SET PROBLEM: From the first line of the data below through the line holding "plt.rcParams['mathtext.bf'] = 'Liberation", output each line exactly and leave the pictures out.

GIVEN DATA:
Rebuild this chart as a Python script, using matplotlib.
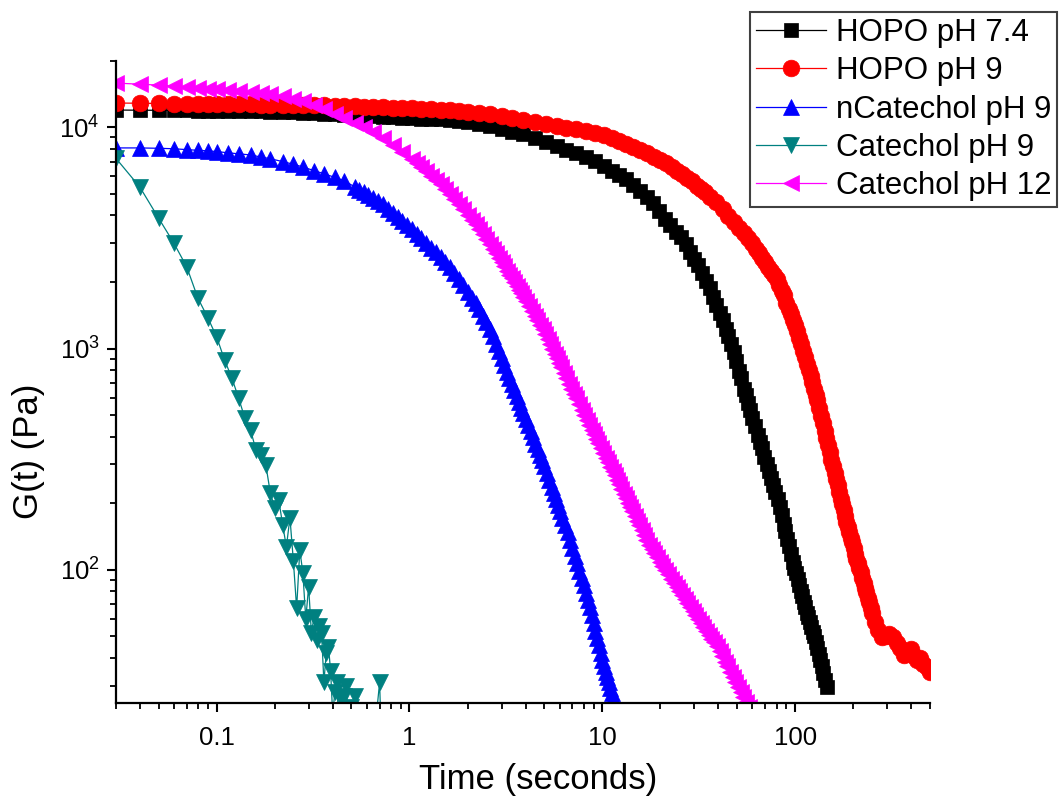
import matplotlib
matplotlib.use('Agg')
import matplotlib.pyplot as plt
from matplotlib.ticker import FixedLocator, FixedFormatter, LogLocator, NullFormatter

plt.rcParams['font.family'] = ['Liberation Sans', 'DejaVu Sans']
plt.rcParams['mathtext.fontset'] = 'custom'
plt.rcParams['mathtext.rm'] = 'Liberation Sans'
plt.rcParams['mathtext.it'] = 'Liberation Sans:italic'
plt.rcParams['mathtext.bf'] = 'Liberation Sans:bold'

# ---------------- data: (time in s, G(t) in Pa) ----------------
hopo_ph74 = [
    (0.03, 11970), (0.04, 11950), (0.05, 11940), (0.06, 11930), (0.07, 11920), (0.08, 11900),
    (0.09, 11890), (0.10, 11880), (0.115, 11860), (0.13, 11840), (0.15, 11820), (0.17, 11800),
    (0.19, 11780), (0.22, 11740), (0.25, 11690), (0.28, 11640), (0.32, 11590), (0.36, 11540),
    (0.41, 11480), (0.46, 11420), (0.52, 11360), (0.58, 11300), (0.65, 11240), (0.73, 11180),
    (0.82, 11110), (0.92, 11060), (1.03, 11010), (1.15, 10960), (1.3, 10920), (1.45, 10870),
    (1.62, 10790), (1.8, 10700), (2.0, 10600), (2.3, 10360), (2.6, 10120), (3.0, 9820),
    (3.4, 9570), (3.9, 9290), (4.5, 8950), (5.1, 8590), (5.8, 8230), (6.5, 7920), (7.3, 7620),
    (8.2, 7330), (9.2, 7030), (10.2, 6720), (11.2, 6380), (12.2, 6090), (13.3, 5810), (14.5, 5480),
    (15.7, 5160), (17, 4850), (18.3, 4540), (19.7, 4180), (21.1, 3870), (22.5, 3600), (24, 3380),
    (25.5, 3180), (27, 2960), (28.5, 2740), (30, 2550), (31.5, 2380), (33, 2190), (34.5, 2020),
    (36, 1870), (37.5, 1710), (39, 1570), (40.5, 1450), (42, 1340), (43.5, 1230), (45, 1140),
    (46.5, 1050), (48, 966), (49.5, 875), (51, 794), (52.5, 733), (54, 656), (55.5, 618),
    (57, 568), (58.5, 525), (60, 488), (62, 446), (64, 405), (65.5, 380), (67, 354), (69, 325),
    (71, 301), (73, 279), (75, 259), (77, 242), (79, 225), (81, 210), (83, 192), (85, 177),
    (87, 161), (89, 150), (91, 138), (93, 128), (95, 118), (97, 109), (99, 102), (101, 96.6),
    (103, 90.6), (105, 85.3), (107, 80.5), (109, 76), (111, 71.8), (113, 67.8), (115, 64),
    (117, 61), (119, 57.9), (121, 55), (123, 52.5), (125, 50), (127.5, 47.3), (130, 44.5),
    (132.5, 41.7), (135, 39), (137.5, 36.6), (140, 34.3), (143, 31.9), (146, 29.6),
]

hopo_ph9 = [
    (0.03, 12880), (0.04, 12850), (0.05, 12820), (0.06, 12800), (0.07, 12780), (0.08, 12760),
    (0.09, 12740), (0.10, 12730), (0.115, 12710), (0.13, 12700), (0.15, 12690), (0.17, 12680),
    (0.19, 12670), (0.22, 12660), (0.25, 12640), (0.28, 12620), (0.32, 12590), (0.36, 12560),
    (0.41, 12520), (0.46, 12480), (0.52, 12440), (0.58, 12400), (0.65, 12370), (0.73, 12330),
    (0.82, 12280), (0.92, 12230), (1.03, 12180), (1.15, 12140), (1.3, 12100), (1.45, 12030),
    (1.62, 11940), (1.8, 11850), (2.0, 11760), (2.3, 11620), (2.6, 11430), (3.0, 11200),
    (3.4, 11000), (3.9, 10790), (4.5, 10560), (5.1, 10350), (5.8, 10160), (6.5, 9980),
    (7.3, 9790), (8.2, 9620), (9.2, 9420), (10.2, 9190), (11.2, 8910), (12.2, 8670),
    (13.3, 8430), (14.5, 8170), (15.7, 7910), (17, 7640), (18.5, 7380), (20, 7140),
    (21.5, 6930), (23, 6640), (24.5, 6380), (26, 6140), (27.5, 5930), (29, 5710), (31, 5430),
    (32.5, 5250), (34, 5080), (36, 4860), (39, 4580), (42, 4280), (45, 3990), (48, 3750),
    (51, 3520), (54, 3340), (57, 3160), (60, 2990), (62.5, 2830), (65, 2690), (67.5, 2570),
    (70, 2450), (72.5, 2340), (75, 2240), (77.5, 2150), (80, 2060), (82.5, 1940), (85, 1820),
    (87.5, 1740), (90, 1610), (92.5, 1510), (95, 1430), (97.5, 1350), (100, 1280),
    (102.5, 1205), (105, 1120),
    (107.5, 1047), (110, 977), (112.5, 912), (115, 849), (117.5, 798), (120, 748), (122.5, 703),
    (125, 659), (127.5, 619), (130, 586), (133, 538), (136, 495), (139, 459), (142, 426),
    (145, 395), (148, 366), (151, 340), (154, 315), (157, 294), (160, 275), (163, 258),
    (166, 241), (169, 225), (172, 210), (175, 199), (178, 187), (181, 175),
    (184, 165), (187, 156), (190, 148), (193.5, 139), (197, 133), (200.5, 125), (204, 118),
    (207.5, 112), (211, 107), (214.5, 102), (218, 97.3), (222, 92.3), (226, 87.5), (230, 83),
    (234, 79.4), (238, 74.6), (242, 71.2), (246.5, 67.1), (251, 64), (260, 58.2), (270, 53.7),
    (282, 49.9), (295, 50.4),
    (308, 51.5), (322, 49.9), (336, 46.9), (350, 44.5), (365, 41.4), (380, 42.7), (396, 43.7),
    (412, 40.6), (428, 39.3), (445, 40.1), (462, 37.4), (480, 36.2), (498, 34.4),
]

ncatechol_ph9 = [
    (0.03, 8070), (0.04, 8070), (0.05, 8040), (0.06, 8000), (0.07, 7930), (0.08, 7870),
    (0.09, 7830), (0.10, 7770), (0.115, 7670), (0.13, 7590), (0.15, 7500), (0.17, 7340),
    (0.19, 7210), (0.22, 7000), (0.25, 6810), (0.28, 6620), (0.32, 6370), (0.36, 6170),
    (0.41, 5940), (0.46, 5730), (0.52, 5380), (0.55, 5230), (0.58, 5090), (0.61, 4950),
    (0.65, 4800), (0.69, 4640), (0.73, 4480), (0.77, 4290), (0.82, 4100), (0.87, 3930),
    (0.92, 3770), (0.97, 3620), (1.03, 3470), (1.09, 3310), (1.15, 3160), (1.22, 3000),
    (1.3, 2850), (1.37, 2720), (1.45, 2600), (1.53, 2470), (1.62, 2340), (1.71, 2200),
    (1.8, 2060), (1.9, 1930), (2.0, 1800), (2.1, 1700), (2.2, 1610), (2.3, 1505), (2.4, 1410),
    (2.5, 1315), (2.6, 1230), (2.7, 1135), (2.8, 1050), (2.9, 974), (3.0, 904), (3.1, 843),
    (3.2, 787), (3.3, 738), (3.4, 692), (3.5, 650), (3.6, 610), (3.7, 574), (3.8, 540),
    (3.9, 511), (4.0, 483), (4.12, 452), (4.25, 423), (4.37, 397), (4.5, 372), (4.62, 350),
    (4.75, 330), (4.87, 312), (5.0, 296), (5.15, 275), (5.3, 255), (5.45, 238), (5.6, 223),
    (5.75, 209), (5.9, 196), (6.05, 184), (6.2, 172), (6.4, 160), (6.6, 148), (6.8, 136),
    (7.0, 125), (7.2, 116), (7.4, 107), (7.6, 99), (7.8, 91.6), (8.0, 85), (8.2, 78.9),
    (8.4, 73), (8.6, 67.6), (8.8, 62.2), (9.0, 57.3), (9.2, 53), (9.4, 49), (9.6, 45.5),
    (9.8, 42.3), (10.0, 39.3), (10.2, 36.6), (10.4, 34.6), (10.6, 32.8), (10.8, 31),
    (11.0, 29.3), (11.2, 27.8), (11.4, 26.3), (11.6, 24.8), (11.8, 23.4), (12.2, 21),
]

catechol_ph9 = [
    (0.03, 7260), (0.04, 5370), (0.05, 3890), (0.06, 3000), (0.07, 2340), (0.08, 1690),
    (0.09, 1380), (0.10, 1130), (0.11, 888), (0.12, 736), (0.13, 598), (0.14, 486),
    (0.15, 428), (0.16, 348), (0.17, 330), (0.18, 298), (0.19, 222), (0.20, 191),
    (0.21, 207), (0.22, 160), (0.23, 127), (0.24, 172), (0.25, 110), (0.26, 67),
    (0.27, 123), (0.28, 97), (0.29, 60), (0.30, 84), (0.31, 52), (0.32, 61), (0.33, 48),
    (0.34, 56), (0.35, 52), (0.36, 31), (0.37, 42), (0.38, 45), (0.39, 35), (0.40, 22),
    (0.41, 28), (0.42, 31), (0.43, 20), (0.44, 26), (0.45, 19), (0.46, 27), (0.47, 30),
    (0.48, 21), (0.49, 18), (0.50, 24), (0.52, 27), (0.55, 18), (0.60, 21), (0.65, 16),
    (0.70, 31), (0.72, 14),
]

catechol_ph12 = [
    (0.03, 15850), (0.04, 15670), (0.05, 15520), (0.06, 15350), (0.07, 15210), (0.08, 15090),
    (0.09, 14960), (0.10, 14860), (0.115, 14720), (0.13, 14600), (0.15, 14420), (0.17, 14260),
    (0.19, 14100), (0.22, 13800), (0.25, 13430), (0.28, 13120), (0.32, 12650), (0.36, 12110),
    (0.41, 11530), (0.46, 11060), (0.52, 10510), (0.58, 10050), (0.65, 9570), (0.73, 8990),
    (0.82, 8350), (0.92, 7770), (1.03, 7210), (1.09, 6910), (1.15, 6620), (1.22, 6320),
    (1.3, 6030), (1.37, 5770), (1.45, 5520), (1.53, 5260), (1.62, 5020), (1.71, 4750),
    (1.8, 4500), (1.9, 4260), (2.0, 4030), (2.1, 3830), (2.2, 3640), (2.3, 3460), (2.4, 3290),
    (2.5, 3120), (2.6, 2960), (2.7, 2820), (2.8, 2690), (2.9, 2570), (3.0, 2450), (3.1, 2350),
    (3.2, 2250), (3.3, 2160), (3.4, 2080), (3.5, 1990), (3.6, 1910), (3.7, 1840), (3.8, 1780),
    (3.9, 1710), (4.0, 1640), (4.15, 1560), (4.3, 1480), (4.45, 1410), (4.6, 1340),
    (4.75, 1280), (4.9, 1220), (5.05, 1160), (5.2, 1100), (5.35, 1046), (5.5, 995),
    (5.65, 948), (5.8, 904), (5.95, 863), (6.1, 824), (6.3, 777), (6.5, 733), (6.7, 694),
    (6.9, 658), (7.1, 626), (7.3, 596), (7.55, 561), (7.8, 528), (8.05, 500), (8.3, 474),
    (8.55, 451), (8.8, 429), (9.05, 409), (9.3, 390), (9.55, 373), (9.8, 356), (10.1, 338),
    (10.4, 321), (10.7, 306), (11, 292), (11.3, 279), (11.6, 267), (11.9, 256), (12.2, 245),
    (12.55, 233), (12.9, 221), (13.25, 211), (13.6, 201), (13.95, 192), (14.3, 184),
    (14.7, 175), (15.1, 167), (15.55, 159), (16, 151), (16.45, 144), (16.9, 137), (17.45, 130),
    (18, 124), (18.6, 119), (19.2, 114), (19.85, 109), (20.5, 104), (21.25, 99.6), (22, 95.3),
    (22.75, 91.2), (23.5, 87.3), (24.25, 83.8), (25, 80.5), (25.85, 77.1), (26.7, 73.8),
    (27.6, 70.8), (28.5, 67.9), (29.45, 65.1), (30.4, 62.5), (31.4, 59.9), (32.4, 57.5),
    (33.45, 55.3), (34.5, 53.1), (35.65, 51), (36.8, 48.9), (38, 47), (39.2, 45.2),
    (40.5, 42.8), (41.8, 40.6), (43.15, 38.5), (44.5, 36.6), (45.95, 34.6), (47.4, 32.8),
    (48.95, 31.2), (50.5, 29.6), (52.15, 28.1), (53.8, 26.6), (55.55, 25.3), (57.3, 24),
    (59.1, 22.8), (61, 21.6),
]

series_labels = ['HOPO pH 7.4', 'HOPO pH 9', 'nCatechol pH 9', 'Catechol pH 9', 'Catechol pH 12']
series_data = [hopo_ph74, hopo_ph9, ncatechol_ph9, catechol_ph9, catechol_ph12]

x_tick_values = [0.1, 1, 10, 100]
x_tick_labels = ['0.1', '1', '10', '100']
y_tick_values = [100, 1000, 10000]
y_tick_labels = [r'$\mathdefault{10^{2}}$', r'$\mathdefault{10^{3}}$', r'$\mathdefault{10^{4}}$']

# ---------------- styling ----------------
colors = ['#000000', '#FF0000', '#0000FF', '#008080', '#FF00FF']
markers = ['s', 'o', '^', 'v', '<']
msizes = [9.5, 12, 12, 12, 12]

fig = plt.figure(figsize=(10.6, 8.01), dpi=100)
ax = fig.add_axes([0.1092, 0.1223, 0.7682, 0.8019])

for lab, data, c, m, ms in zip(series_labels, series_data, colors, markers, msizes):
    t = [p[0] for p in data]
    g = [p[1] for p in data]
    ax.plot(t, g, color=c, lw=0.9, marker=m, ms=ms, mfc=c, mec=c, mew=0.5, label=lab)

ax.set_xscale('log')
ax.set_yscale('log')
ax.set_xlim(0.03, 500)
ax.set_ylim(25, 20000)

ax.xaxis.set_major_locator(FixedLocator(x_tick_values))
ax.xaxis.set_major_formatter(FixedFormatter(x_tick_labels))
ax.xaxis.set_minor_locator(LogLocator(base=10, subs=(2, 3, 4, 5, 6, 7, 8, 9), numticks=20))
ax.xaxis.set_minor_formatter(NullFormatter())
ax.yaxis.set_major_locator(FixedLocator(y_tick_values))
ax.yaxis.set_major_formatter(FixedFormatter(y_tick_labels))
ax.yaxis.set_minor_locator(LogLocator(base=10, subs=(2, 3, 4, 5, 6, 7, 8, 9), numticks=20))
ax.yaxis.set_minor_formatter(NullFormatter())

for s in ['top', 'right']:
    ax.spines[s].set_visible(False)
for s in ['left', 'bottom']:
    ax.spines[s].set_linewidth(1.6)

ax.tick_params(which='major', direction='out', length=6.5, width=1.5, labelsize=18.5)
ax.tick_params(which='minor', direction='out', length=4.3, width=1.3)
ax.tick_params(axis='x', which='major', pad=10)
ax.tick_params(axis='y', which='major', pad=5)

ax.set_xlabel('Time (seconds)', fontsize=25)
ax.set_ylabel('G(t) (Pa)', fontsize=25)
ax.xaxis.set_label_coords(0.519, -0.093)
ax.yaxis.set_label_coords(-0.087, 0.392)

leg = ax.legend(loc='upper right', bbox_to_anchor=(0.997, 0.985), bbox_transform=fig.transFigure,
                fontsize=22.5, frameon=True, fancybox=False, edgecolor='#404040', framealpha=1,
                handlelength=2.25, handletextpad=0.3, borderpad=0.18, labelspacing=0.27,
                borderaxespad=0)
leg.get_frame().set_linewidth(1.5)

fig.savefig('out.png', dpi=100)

SOLUTION TO THIS PROBLEM:
Rebuild this chart as a Python script, using matplotlib.
import matplotlib
matplotlib.use('Agg')
import matplotlib.pyplot as plt
from matplotlib.ticker import FixedLocator, FixedFormatter, LogLocator, NullFormatter

plt.rcParams['font.family'] = ['Liberation Sans', 'DejaVu Sans']
plt.rcParams['mathtext.fontset'] = 'custom'
plt.rcParams['mathtext.rm'] = 'Liberation Sans'
plt.rcParams['mathtext.it'] = 'Liberation Sans:italic'
plt.rcParams['mathtext.bf'] = 'Liberation Sans:bold'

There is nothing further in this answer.